┌──
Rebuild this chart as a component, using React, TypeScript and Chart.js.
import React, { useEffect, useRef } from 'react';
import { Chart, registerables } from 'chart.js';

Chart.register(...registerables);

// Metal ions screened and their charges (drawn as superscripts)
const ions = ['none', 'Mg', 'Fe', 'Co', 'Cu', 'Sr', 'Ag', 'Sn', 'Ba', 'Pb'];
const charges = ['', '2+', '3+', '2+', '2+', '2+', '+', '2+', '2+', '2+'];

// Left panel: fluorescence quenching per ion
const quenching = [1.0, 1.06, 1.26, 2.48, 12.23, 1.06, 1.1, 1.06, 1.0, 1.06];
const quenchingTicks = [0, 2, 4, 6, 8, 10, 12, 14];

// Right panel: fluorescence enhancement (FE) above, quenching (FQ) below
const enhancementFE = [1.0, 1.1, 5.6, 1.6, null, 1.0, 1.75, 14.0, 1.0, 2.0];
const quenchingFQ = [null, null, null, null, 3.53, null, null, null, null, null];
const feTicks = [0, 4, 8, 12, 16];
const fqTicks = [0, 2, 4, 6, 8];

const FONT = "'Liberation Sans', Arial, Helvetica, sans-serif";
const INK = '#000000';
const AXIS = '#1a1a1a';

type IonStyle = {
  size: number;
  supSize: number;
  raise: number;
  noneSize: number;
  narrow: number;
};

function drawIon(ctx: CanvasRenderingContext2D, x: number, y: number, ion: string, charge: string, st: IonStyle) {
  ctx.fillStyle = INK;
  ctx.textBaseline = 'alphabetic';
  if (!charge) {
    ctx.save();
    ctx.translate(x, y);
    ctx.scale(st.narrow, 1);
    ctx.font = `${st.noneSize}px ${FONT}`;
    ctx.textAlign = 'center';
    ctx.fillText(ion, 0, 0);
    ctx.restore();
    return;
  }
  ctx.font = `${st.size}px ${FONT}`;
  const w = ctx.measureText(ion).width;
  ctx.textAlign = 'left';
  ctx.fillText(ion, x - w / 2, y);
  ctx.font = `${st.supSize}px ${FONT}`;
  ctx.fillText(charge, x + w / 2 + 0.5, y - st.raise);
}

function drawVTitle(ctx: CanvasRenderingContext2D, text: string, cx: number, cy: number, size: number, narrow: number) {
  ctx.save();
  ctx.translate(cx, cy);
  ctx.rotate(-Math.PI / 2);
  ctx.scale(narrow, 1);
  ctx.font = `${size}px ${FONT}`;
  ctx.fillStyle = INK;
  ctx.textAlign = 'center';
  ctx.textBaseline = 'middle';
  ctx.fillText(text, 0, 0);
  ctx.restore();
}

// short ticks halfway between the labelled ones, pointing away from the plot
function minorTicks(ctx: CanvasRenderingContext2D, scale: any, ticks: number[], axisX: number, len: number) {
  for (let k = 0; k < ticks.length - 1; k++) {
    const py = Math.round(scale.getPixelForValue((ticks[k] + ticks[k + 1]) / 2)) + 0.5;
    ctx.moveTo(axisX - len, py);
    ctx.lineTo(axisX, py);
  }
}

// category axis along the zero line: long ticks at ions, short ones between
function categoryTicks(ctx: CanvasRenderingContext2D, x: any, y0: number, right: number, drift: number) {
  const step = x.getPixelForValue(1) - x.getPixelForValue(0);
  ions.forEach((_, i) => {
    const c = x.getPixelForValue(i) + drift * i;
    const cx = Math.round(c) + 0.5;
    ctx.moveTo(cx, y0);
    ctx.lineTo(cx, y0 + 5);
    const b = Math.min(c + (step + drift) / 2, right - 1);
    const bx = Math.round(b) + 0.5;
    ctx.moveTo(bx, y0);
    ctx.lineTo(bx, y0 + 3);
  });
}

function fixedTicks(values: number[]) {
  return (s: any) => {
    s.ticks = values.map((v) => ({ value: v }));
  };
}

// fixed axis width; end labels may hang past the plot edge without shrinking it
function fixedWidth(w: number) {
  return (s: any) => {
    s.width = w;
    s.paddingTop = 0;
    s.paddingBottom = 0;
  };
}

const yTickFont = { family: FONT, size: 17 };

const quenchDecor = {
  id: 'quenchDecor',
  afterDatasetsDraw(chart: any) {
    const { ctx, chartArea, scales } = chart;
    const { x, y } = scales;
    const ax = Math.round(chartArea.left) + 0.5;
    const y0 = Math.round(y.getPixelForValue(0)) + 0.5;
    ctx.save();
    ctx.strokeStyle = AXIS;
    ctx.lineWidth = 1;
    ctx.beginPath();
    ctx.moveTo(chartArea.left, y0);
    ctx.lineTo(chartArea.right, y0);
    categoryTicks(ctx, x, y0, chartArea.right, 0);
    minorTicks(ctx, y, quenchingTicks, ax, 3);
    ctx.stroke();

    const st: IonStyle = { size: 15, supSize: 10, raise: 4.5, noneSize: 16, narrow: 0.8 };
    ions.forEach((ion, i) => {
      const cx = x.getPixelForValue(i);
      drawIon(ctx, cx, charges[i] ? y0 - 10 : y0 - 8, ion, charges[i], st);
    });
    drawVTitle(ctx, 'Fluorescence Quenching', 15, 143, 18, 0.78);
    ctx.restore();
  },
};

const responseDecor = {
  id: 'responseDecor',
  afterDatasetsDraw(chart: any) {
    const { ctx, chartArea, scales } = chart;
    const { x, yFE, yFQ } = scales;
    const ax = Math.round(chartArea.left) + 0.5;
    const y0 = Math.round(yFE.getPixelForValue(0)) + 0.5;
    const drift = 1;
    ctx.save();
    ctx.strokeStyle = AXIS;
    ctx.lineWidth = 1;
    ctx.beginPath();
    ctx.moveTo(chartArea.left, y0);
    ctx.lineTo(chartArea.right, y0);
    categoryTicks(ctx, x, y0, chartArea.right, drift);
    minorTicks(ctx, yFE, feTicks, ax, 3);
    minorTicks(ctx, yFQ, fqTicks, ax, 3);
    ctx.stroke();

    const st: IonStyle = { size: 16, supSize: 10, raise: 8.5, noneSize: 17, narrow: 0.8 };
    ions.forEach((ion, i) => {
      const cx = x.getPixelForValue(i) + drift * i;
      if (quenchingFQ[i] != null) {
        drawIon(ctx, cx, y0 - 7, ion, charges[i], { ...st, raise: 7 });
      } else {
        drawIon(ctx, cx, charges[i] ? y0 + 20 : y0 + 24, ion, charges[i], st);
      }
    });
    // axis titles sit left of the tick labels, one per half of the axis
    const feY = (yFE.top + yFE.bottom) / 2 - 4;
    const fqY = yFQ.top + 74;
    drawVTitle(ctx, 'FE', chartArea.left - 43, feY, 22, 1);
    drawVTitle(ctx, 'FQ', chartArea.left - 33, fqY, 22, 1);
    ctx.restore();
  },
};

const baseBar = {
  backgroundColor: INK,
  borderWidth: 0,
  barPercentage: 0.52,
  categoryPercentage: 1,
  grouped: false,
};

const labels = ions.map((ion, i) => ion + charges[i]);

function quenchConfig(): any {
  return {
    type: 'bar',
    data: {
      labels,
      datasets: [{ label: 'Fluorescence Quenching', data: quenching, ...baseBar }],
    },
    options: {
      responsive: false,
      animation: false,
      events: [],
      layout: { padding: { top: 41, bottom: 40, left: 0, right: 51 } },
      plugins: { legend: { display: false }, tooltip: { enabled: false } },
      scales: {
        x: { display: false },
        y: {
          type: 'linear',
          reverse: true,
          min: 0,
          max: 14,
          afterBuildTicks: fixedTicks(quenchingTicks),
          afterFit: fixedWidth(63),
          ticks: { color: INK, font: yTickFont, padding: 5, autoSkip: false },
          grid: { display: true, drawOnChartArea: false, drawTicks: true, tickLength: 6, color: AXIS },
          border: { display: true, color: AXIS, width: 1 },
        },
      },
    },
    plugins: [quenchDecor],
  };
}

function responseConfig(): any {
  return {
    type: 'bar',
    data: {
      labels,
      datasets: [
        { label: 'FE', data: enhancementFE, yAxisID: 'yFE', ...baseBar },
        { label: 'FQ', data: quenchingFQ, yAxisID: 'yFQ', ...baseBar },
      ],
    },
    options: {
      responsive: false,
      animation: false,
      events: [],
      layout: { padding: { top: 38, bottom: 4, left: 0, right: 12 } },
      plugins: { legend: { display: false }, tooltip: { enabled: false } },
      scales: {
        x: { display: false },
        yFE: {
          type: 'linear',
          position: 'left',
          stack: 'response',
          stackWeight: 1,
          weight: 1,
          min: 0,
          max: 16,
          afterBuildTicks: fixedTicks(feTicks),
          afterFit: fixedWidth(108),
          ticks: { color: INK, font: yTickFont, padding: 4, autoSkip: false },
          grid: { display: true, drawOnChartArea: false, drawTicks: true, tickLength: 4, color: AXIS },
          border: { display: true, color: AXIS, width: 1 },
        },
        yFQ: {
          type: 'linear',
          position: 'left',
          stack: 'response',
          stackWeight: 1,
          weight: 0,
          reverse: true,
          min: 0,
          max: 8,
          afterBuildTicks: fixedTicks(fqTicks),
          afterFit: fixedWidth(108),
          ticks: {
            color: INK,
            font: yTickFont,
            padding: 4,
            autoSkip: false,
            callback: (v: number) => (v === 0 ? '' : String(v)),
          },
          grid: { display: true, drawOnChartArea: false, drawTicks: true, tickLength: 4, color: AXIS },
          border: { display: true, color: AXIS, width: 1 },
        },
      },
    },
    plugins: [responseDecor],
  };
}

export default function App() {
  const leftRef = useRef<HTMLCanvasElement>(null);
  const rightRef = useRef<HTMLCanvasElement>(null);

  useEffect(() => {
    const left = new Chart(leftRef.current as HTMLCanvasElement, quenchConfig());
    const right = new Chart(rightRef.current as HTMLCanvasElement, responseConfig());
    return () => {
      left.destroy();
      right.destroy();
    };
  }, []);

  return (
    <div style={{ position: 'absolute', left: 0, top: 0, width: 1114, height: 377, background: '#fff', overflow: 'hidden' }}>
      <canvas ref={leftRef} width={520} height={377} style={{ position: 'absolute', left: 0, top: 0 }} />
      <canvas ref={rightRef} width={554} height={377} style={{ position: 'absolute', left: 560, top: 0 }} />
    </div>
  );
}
└──
┌──
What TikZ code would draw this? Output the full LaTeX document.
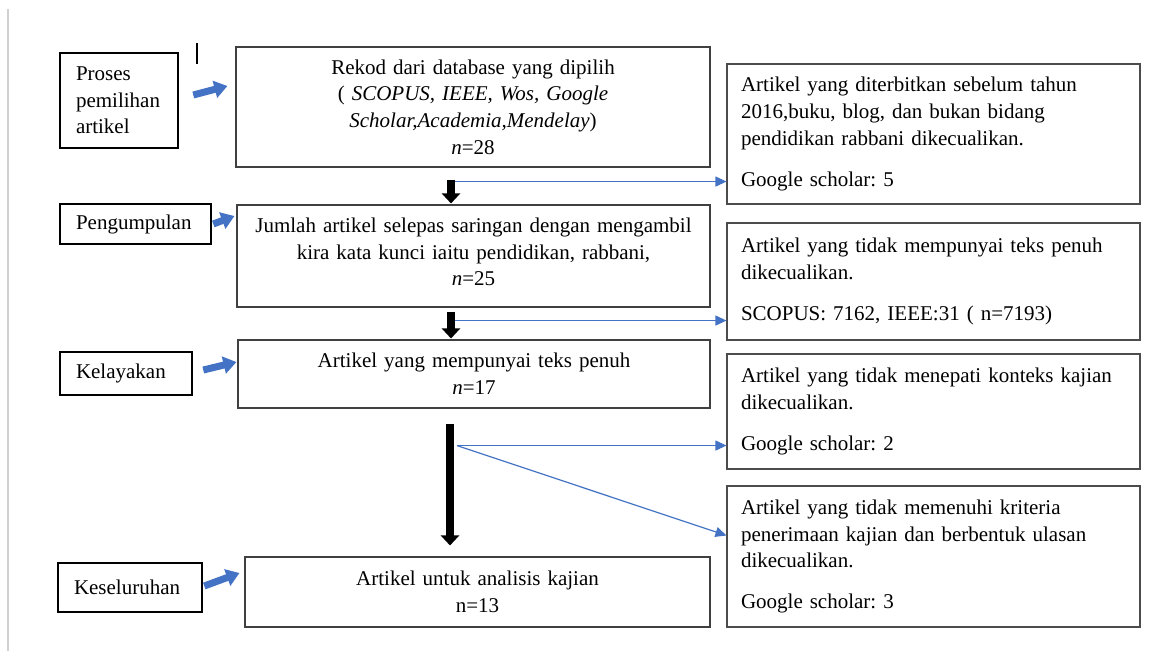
└──
Problem to work on | Gather each line of the listing containing the word "this" and show it.

Solved problem |
Rebuild this chart as a component, using React, TypeScript and Chart.js.
What TikZ code would draw this? Output the full LaTeX document.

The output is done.